Task description:
Show every line that has the string "matches" in it.

--- start of Dataset records ---

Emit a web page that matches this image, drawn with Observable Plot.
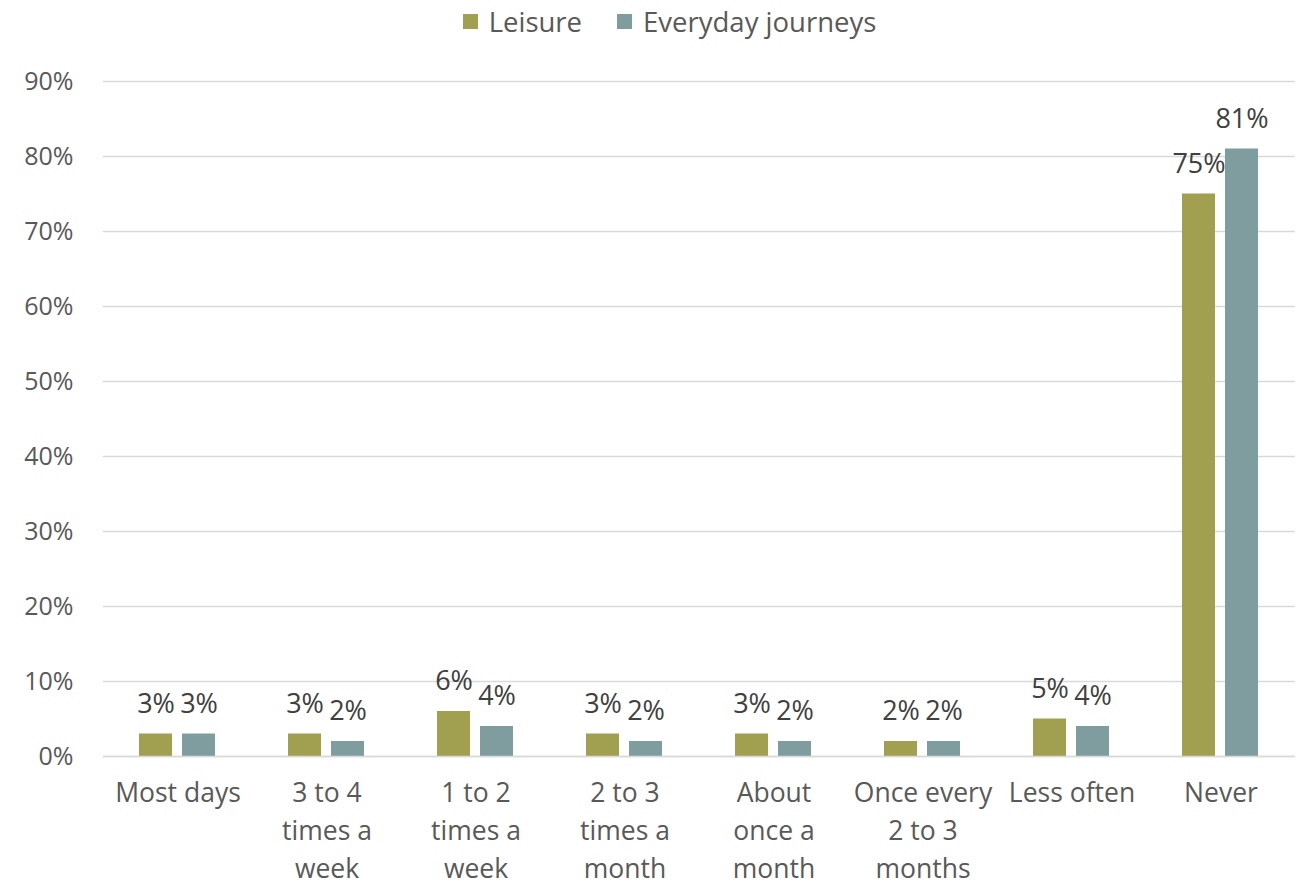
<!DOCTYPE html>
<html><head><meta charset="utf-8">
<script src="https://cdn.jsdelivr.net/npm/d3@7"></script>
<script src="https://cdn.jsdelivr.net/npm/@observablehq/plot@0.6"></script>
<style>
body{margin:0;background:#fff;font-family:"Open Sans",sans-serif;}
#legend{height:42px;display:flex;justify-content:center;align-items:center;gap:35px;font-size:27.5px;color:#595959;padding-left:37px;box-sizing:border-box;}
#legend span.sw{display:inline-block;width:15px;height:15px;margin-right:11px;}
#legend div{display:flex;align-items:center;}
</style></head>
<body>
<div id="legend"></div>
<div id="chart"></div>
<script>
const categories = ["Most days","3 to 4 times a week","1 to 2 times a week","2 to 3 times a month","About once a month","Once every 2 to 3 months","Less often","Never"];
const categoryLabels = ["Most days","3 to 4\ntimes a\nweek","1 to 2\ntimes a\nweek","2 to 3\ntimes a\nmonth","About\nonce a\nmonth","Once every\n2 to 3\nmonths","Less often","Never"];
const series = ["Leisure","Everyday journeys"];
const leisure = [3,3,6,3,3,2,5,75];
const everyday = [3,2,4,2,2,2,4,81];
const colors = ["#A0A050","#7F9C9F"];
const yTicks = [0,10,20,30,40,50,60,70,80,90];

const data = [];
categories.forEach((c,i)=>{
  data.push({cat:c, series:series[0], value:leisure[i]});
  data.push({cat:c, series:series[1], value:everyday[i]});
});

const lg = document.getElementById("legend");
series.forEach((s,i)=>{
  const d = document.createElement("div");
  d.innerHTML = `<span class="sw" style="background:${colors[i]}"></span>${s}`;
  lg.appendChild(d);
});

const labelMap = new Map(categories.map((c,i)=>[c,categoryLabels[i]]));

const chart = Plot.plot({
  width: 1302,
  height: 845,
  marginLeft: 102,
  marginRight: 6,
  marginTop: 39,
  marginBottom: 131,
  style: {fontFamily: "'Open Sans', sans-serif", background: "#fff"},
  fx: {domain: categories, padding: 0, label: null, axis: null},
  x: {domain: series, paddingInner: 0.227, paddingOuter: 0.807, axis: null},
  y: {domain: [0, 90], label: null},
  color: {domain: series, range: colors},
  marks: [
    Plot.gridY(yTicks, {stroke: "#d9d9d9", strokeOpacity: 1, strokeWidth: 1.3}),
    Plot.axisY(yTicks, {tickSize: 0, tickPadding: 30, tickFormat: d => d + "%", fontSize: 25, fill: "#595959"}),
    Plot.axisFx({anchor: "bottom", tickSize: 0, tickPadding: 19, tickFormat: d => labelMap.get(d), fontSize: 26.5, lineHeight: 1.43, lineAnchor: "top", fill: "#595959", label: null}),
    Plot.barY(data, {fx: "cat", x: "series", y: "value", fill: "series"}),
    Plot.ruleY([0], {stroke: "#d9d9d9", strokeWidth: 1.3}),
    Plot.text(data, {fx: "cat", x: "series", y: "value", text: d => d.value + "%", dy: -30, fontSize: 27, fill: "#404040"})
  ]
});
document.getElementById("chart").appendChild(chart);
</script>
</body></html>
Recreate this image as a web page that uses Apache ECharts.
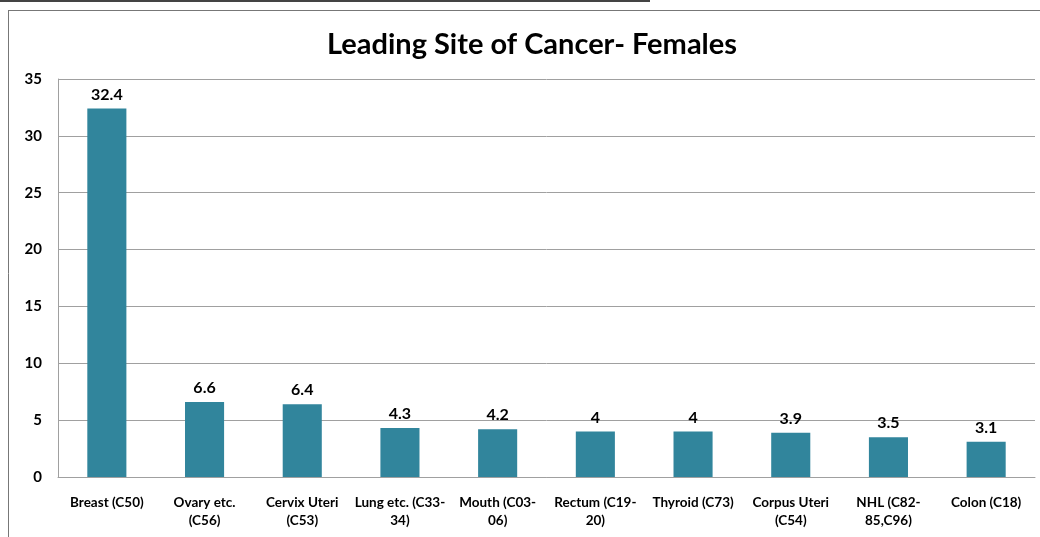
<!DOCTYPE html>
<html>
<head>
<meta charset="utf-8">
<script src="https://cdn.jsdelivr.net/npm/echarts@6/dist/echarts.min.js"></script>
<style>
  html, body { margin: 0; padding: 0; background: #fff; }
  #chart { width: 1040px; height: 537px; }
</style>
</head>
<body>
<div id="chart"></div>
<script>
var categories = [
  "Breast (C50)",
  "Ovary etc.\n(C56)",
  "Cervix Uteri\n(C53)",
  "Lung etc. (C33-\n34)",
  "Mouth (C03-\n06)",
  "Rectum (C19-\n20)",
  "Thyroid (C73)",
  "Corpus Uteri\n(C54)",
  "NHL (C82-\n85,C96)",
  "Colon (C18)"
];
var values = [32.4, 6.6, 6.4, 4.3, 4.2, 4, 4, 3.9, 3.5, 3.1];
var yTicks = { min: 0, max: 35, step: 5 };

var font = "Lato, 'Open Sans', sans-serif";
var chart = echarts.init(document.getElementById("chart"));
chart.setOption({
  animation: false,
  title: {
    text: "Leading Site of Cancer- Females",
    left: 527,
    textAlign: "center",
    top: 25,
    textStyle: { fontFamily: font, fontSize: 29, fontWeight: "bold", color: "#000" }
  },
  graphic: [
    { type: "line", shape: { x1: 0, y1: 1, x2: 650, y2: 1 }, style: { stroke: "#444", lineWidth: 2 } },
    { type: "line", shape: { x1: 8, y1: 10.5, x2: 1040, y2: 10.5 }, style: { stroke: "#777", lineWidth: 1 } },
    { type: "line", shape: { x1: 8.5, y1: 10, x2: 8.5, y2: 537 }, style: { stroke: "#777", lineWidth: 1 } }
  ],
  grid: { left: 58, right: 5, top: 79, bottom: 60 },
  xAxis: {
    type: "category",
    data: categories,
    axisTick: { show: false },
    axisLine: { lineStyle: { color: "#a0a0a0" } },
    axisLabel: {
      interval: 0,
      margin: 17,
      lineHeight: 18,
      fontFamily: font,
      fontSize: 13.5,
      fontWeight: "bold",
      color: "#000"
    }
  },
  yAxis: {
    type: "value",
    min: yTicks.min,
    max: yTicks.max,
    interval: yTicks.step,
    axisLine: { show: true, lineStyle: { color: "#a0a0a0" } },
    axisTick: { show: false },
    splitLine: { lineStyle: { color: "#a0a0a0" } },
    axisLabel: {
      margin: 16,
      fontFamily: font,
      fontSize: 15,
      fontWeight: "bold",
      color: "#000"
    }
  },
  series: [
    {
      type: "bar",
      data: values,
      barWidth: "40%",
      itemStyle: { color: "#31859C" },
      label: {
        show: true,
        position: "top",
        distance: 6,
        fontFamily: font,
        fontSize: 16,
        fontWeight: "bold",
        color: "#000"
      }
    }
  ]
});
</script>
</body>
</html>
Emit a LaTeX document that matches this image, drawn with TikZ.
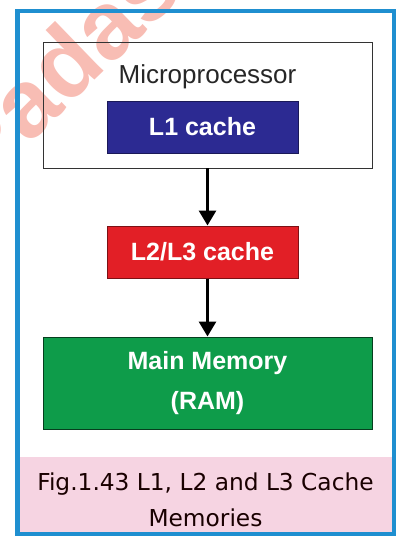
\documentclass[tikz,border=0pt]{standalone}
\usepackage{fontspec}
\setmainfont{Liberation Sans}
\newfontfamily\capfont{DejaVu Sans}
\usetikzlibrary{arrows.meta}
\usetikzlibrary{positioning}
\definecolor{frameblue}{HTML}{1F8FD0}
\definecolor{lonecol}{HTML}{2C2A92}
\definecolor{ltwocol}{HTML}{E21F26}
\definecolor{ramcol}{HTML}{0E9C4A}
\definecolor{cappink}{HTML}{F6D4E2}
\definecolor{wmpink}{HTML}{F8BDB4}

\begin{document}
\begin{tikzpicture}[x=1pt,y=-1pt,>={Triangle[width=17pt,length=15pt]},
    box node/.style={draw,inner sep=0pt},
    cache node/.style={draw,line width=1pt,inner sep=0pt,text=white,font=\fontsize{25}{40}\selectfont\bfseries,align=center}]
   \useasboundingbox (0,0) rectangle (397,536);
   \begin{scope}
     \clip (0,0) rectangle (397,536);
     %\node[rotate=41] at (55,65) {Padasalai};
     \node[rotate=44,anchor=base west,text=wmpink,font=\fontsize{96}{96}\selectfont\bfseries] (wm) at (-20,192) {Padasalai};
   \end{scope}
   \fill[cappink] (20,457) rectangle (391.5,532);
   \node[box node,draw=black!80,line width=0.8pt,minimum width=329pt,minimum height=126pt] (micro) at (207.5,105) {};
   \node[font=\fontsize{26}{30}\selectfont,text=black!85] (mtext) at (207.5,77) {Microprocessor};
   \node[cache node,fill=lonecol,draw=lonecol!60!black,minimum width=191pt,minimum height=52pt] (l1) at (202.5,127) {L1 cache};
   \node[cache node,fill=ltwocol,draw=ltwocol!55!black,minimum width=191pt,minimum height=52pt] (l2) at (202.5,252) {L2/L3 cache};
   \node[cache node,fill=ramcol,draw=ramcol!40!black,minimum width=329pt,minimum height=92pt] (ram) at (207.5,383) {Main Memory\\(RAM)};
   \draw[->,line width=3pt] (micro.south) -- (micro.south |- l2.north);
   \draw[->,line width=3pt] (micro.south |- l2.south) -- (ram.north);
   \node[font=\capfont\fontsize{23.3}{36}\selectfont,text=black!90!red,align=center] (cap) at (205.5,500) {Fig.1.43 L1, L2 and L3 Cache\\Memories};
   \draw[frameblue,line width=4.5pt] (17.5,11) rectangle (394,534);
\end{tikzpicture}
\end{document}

--- end of Dataset records ---

Solution to this task:
Emit a web page that matches this image, drawn with Observable Plot.
Emit a LaTeX document that matches this image, drawn with TikZ.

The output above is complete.